What is needed →
Read through the data and report every line in which the word "seaborn" occurs.

--- Start of Task input ---

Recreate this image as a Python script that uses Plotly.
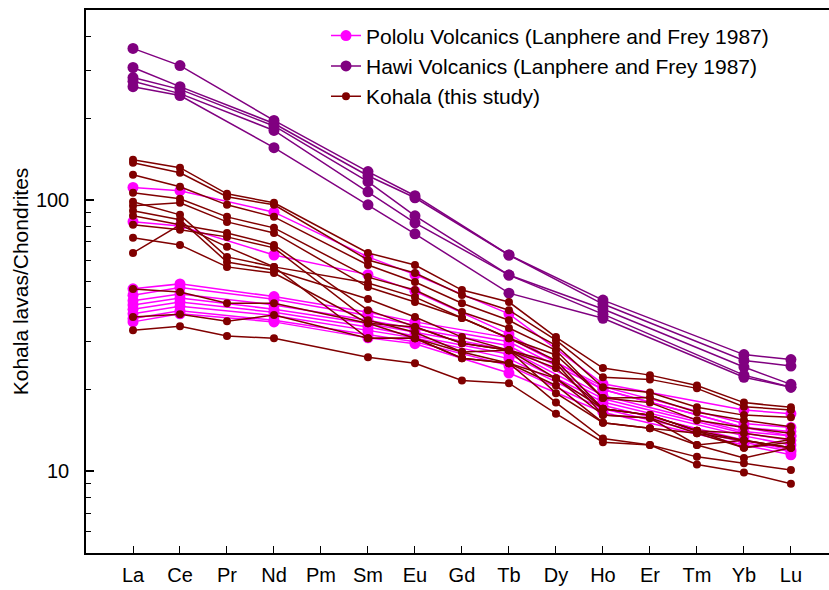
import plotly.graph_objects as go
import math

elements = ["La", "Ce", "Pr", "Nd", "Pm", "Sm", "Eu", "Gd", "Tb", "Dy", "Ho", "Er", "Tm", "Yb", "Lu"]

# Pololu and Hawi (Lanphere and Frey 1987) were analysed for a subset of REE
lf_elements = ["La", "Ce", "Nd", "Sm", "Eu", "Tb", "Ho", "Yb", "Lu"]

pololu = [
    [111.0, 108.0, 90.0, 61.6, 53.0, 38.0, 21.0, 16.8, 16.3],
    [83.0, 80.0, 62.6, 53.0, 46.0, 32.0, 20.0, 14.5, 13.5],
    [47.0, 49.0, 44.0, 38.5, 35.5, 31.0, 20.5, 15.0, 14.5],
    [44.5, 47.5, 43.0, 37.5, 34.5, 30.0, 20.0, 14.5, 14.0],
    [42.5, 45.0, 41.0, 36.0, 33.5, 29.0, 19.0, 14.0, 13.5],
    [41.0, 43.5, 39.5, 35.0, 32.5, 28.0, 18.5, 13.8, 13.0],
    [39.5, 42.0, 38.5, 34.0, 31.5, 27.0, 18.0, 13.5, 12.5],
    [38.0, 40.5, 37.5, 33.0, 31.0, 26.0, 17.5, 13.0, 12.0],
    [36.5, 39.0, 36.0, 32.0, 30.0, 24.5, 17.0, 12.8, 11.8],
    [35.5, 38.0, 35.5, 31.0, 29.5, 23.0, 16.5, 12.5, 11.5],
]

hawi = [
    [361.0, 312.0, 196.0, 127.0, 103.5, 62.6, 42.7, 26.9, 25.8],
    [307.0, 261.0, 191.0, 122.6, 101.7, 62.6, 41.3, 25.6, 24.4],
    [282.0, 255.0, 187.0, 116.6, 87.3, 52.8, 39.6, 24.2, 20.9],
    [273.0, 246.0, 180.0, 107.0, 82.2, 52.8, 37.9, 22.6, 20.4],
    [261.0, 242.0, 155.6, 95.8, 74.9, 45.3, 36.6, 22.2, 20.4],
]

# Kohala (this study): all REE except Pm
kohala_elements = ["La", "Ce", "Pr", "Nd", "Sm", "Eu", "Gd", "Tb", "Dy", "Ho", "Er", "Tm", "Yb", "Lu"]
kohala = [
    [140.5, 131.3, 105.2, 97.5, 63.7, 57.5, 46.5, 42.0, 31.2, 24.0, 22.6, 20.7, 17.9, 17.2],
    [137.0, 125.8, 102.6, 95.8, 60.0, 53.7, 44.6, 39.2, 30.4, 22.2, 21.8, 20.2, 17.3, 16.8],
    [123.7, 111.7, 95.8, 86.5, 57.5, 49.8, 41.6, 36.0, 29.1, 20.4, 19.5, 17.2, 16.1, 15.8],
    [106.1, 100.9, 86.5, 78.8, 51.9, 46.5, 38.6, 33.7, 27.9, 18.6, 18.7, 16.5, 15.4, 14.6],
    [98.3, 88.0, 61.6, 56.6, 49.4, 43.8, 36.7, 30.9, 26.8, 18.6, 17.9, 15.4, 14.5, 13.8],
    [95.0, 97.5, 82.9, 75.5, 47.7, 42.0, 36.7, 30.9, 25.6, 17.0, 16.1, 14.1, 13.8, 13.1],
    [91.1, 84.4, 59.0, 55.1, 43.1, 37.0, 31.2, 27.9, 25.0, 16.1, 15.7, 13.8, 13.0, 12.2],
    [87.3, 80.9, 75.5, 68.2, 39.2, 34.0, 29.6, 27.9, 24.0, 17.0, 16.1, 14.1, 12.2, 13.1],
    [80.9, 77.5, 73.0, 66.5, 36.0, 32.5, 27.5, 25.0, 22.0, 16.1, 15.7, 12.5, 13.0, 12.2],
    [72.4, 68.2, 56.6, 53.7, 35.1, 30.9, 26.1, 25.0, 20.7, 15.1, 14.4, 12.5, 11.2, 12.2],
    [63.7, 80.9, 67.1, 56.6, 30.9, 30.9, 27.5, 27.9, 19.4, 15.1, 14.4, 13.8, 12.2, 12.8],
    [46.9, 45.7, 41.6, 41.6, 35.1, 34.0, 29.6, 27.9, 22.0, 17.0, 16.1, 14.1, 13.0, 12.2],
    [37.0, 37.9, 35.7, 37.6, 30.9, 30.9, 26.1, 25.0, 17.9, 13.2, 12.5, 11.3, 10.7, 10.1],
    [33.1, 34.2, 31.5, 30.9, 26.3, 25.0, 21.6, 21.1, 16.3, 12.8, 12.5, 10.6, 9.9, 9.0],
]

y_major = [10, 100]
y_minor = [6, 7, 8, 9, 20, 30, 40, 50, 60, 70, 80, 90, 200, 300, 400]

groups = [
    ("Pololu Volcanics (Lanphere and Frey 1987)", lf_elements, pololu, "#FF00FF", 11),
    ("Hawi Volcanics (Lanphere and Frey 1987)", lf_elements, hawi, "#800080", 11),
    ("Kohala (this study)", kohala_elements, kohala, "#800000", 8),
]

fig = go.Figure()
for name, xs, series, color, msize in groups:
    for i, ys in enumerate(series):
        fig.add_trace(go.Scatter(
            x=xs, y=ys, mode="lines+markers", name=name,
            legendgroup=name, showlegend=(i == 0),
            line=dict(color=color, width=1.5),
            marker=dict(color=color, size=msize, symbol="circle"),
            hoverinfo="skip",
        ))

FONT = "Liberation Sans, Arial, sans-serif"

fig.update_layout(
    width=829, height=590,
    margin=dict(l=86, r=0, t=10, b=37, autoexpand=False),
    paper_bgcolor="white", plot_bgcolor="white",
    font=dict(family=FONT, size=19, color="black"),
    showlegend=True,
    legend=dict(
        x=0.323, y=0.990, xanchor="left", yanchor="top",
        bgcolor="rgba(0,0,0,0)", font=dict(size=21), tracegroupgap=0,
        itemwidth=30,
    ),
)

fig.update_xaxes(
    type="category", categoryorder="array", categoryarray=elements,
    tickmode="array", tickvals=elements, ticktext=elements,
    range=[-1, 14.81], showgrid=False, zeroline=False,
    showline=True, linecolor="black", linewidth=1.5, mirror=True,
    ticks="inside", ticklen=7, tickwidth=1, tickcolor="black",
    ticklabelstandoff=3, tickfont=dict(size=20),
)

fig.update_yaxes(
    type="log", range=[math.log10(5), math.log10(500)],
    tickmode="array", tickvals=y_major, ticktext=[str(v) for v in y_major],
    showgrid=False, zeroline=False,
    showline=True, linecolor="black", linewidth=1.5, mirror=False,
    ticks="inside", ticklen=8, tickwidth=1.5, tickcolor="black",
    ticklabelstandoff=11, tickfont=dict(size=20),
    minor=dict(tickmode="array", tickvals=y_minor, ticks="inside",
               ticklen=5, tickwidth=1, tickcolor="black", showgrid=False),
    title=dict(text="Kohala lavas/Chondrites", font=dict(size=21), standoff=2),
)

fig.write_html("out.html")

--- End of Task input ---
--- Start of Task input ---

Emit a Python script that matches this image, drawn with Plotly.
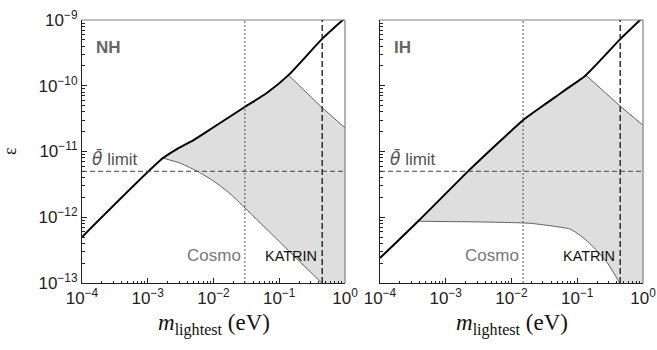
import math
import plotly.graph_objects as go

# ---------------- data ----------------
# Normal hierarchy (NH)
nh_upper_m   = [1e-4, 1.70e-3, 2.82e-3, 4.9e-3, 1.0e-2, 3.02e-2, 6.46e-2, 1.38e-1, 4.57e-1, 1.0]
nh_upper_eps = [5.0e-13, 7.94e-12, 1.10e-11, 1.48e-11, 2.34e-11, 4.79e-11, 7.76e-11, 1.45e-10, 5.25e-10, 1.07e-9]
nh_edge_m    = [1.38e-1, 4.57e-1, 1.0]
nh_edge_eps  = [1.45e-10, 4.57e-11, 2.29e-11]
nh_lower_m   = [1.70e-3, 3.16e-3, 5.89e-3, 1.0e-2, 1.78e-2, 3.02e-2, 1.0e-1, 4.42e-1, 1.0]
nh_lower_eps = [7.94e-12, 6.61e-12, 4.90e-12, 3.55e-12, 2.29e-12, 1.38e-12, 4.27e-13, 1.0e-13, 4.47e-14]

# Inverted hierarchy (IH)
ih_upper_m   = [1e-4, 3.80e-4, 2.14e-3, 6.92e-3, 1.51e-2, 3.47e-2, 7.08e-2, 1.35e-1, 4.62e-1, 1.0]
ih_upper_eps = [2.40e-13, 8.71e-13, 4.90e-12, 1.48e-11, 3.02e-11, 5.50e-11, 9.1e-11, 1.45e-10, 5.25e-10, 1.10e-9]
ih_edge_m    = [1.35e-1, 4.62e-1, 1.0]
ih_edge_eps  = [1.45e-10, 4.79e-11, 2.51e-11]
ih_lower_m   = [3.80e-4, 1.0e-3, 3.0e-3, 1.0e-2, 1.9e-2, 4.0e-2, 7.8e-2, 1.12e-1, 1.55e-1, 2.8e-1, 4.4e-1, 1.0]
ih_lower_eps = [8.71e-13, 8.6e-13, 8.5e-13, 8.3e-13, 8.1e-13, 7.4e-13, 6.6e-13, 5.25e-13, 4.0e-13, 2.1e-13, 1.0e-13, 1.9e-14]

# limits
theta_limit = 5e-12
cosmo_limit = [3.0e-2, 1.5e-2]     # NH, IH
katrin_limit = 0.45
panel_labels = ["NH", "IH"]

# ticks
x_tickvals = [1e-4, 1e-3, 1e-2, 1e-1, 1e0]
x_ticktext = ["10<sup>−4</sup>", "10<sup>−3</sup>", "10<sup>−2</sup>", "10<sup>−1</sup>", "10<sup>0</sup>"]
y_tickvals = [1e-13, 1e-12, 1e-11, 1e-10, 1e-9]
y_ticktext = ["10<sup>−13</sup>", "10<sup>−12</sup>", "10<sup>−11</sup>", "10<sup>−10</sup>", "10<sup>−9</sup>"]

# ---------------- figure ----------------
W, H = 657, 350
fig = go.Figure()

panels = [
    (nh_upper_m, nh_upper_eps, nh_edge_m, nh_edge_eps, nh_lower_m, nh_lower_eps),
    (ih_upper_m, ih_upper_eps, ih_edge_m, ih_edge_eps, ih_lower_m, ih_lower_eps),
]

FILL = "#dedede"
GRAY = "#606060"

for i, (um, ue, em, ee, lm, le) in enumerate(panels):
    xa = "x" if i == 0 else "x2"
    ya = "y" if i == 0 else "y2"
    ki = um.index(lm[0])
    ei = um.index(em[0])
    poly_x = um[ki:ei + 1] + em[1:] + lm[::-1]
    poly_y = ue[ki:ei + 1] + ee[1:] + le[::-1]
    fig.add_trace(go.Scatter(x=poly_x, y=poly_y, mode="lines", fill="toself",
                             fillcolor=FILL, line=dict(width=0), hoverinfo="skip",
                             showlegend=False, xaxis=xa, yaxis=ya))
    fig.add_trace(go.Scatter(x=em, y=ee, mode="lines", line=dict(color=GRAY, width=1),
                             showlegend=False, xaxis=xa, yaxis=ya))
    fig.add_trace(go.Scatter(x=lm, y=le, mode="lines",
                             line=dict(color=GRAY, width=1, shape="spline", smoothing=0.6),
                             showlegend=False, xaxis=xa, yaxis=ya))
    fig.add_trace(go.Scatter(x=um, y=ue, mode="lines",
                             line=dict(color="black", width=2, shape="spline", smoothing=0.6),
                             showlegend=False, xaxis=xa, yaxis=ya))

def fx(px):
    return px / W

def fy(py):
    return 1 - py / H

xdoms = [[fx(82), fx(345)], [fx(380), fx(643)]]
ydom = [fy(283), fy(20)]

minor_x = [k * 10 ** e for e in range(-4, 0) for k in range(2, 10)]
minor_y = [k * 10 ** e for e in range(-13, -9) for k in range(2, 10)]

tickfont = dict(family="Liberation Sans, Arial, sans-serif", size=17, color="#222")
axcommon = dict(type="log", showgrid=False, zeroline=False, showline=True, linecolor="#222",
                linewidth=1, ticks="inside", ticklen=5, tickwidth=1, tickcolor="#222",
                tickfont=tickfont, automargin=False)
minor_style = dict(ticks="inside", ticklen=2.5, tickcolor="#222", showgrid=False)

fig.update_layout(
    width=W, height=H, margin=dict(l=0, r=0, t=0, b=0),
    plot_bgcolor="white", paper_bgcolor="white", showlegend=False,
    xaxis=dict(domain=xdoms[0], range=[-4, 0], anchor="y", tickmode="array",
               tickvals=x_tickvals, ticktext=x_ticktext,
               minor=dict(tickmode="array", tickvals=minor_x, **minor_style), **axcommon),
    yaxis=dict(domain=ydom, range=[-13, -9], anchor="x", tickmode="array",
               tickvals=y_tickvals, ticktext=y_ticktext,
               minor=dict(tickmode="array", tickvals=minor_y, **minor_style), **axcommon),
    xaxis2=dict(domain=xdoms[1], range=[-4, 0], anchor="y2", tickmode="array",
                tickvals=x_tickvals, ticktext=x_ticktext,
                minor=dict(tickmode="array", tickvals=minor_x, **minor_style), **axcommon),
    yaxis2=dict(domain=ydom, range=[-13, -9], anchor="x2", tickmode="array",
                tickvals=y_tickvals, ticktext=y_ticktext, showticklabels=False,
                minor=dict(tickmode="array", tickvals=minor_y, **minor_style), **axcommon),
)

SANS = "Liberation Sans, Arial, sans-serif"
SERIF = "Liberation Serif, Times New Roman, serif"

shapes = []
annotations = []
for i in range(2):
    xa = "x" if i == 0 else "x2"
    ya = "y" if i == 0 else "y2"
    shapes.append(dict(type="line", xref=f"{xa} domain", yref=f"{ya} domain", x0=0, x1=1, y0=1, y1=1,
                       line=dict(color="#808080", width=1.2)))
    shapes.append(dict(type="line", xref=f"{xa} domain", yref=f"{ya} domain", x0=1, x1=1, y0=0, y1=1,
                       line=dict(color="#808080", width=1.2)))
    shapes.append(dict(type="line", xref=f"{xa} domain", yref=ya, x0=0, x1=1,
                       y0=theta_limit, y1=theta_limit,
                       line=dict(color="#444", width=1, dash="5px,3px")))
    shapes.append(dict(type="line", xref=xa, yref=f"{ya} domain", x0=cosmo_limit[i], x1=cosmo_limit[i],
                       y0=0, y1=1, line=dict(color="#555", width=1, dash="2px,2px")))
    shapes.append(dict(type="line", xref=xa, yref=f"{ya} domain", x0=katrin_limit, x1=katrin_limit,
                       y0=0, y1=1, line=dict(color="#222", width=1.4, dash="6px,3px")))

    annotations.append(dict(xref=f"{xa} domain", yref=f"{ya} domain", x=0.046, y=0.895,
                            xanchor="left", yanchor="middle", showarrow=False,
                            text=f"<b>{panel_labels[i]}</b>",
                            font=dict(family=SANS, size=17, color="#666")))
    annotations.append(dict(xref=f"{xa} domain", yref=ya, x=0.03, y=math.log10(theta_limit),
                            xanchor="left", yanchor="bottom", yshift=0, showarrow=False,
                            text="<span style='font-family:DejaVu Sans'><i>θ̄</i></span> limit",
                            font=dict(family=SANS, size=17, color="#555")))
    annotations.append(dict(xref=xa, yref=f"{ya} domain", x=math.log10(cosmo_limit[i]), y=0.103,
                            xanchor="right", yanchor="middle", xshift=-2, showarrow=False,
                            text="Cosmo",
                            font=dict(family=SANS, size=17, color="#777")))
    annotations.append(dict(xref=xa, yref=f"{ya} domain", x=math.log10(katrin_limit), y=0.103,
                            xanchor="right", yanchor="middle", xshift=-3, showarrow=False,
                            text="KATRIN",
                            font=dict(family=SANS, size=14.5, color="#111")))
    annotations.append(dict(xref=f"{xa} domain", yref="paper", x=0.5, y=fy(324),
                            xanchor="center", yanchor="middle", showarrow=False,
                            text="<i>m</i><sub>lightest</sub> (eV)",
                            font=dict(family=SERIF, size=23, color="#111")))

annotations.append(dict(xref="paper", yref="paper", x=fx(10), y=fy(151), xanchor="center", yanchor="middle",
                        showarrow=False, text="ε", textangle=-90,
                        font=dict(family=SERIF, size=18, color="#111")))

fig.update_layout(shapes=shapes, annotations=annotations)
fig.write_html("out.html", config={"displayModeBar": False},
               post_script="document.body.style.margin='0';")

--- End of Task input ---
--- Start of Task input ---

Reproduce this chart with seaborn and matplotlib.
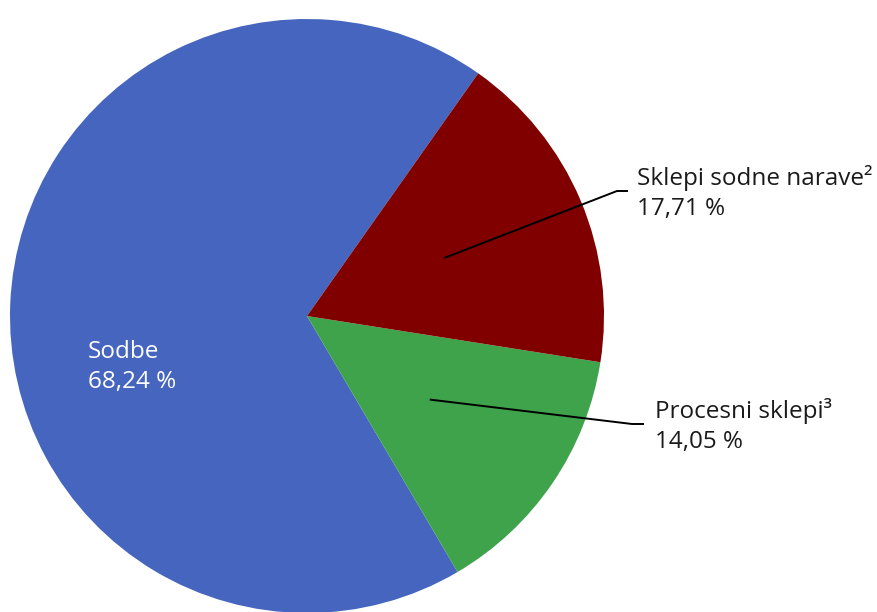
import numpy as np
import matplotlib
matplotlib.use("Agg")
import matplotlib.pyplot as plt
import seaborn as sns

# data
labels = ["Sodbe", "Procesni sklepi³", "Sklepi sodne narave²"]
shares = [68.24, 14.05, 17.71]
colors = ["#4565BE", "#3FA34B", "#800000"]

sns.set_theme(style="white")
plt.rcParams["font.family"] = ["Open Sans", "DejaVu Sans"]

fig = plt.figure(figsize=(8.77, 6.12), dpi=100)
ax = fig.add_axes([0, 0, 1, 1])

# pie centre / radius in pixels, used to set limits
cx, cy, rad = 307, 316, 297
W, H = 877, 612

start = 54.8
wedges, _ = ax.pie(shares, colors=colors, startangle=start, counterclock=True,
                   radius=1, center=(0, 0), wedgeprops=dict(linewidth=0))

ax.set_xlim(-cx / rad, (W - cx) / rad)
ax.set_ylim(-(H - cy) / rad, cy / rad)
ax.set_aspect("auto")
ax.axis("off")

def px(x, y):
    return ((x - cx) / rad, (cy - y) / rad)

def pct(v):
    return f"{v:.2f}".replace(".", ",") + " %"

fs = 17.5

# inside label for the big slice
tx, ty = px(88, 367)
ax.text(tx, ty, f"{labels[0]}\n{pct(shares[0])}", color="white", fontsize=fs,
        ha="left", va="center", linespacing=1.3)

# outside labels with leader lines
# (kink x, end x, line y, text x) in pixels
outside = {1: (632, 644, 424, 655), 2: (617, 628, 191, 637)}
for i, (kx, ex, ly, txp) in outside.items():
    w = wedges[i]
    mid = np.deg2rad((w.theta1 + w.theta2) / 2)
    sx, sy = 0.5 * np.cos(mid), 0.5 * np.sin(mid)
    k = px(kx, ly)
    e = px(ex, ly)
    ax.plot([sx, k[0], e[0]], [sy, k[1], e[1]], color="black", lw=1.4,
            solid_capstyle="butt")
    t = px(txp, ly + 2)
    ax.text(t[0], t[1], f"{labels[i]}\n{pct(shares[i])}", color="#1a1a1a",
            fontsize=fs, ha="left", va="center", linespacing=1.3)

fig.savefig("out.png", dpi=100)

--- End of Task input ---

Problem solution →
Reproduce this chart with seaborn and matplotlib.
import seaborn as sns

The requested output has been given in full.